One trade-off / gotcha
Vnodes solve uneven distribution but increase operational complexity — each node participates in many token ranges, so a single node failure triggers multiple small repair jobs across the ring rather than one clean handoff. Heavily skewed key hashing (e.g., celebrity user IDs hammering one arc) can still cause hotspots even with vnodes, requiring additional mitigations like key salting or request-rate limiting per node.
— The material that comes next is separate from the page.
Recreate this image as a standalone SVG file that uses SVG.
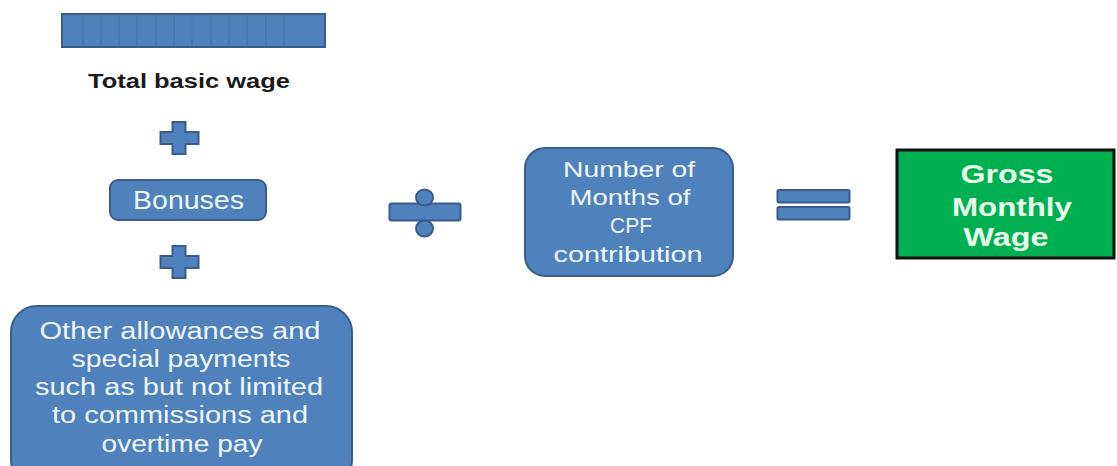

An interview-style question to ponder
You're designing a distributed cache for 10 billion keys across 50 nodes. A node crashes at 3 AM. Walk through exactly what happens to the keys it owned — who serves reads, how is data recovered, and what would break if you had used simple modulo hashing instead?
Stuck? Show a hint
Follow one dead node's keys around the ring: who becomes their owner clockwise, and where does that successor get the data to start serving them? Then, separately, ask how many keys have to move under plain key % N when N drops from 50 to 49 — that contrast is the whole answer.
Show answer
The roughly 1/50 of keys the dead node owned are now served by the next node clockwise for each range — clients walking the ring simply skip the dead node and hit its successor.
- How recovery works: because this is a cache, those successors take a wave of cache misses and repopulate from the backing database. A persistent store like Cassandra would instead stream replica copies from other nodes that already hold the data.
- Why vnodes matter here: the failed node's load is spread across many successors instead of being dumped entirely on one neighbor, which prevents a single hotspot from forming during the failover.
- But what if you'd used
key % 50? Dropping to 49 nodes changes the modulus and remaps almost every key, not just 1/50 — a near-total cache-miss storm that stampedes the database all at once. - Why that's catastrophic: the stampede can buckle the DB and cascade into a full outage, since every client misses simultaneously. Avoiding exactly this mass-remapping is the entire reason consistent hashing exists.
- Watch out: a celebrity/hot key can still hotspot one arc even with vnodes — mitigate with key salting or per-node rate limiting, since the ring alone won't fix skewed access.